• REQUIREMENTS:
Repeat only the lines from the line containing "Rebuild this chart" through the line containing "if (Math.abs(tw - 976)", both included, exactly as they stand.

—————

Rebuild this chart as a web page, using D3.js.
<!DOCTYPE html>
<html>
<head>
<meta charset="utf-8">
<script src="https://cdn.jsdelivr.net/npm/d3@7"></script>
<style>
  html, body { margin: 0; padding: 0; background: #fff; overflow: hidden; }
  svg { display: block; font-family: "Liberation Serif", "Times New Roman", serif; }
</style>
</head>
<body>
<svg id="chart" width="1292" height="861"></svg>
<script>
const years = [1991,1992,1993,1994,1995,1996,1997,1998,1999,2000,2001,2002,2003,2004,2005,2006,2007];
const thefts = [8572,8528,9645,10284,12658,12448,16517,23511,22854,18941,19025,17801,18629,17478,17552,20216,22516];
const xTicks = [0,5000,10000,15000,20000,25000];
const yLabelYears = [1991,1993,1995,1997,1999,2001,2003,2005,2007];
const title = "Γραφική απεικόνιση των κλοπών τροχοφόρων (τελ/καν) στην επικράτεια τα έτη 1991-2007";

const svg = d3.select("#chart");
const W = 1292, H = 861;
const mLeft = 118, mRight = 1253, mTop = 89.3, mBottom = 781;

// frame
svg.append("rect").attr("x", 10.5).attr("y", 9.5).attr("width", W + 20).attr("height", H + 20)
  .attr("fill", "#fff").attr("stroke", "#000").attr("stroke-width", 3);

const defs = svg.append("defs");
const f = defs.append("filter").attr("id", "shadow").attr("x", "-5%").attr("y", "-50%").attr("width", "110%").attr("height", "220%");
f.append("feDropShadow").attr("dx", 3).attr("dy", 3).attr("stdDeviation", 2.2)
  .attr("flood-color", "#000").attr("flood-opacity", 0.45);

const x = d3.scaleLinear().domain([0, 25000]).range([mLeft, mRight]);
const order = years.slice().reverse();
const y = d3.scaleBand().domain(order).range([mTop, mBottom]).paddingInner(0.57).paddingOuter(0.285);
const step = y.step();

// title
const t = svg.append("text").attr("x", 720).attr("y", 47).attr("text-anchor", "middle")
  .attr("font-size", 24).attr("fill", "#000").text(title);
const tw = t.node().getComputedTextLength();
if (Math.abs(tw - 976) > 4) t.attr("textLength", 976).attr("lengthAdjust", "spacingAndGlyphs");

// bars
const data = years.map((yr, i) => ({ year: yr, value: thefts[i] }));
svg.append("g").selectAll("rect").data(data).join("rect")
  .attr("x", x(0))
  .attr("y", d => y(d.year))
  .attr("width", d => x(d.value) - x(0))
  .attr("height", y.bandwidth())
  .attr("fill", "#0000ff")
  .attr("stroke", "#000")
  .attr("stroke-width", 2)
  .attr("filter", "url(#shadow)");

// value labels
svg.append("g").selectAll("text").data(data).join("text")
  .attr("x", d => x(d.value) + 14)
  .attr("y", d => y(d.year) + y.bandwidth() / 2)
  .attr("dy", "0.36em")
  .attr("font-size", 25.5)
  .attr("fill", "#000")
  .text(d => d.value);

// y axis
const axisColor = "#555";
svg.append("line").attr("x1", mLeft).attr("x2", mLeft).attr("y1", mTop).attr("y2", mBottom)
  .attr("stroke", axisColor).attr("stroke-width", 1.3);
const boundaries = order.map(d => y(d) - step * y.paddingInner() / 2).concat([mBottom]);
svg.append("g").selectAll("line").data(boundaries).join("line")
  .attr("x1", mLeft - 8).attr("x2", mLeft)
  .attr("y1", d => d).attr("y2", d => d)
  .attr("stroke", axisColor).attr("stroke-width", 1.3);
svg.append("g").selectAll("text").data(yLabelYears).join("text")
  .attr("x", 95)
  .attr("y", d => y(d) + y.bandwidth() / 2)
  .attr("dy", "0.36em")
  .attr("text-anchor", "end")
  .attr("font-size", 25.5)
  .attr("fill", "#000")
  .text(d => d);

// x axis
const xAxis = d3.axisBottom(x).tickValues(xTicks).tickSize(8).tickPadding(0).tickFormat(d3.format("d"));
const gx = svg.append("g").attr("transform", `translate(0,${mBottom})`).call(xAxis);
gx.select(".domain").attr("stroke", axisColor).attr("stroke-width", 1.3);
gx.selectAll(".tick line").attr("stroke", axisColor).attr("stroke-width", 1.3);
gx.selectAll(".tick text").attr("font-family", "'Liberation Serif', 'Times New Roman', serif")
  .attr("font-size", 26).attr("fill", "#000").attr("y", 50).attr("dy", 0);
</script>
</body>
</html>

—————

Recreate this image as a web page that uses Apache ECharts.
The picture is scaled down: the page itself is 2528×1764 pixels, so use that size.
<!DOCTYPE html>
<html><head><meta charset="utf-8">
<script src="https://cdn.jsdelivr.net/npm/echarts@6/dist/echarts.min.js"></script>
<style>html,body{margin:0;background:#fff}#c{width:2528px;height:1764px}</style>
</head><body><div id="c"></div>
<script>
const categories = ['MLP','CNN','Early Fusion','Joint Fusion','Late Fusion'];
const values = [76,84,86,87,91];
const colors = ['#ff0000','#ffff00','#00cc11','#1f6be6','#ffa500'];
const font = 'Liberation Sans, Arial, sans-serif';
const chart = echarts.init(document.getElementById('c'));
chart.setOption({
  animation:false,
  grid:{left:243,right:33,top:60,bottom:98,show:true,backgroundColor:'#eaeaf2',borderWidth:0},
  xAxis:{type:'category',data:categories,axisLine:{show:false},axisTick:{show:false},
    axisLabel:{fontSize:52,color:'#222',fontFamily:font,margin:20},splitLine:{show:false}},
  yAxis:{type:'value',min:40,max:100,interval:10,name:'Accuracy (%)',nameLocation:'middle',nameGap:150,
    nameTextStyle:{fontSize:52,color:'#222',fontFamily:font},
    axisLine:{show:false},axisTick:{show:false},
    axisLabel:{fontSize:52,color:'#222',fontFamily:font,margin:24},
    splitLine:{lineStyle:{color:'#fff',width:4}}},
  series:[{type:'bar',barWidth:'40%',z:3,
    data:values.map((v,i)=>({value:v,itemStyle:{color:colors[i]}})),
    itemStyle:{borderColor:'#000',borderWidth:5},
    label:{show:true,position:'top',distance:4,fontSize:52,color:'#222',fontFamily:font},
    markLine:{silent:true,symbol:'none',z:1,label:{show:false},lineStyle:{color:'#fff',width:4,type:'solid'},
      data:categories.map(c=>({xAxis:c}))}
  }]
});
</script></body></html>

—————

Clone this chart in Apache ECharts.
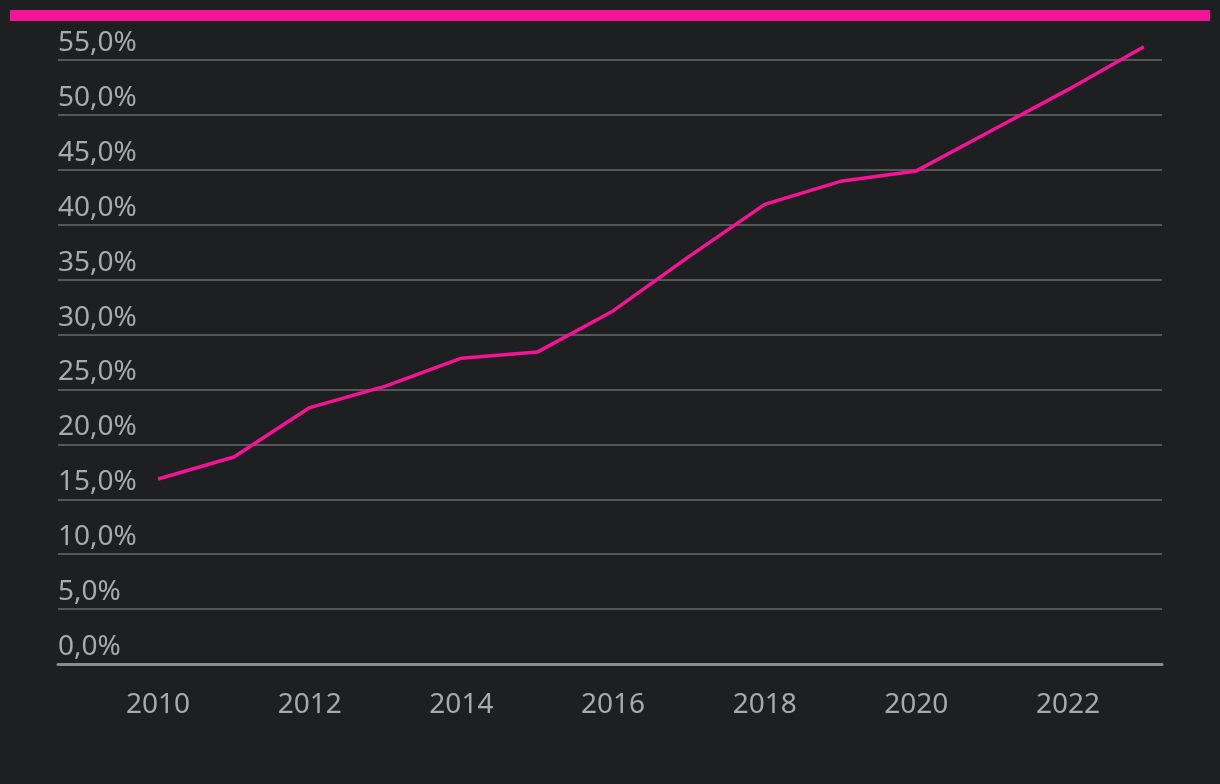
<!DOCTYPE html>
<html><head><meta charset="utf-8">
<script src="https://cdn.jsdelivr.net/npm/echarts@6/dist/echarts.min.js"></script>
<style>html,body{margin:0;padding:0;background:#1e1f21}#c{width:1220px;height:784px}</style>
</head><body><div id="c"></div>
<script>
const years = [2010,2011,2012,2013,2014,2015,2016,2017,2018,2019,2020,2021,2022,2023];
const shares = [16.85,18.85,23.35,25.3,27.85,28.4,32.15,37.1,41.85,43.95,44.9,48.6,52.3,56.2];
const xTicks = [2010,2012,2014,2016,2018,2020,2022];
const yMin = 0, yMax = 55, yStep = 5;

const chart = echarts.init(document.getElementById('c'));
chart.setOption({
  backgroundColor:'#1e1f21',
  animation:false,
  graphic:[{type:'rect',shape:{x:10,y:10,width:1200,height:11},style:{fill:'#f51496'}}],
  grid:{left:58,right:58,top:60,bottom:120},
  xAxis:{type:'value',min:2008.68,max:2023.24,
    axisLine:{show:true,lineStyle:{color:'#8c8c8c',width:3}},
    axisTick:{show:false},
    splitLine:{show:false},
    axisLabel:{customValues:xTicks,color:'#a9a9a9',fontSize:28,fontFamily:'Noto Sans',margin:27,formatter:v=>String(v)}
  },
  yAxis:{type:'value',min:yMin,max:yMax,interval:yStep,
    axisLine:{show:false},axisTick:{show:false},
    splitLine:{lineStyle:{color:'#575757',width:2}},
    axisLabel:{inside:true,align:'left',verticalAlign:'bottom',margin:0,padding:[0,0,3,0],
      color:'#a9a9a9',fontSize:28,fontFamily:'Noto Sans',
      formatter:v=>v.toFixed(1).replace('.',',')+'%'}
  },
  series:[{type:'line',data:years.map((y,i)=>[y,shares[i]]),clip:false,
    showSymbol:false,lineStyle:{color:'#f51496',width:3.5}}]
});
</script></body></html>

—————

• OUTPUT:
Rebuild this chart as a web page, using D3.js.
<!DOCTYPE html>
<html>
<head>
<meta charset="utf-8">
<script src="https://cdn.jsdelivr.net/npm/d3@7"></script>
<style>
  html, body { margin: 0; padding: 0; background: #fff; overflow: hidden; }
  svg { display: block; font-family: "Liberation Serif", "Times New Roman", serif; }
</style>
</head>
<body>
<svg id="chart" width="1292" height="861"></svg>
<script>
const years = [1991,1992,1993,1994,1995,1996,1997,1998,1999,2000,2001,2002,2003,2004,2005,2006,2007];
const thefts = [8572,8528,9645,10284,12658,12448,16517,23511,22854,18941,19025,17801,18629,17478,17552,20216,22516];
const xTicks = [0,5000,10000,15000,20000,25000];
const yLabelYears = [1991,1993,1995,1997,1999,2001,2003,2005,2007];
const title = "Γραφική απεικόνιση των κλοπών τροχοφόρων (τελ/καν) στην επικράτεια τα έτη 1991-2007";

const svg = d3.select("#chart");
const W = 1292, H = 861;
const mLeft = 118, mRight = 1253, mTop = 89.3, mBottom = 781;

// frame
svg.append("rect").attr("x", 10.5).attr("y", 9.5).attr("width", W + 20).attr("height", H + 20)
  .attr("fill", "#fff").attr("stroke", "#000").attr("stroke-width", 3);

const defs = svg.append("defs");
const f = defs.append("filter").attr("id", "shadow").attr("x", "-5%").attr("y", "-50%").attr("width", "110%").attr("height", "220%");
f.append("feDropShadow").attr("dx", 3).attr("dy", 3).attr("stdDeviation", 2.2)
  .attr("flood-color", "#000").attr("flood-opacity", 0.45);

const x = d3.scaleLinear().domain([0, 25000]).range([mLeft, mRight]);
const order = years.slice().reverse();
const y = d3.scaleBand().domain(order).range([mTop, mBottom]).paddingInner(0.57).paddingOuter(0.285);
const step = y.step();

// title
const t = svg.append("text").attr("x", 720).attr("y", 47).attr("text-anchor", "middle")
  .attr("font-size", 24).attr("fill", "#000").text(title);
const tw = t.node().getComputedTextLength();
if (Math.abs(tw - 976) > 4) t.attr("textLength", 976).attr("lengthAdjust", "spacingAndGlyphs");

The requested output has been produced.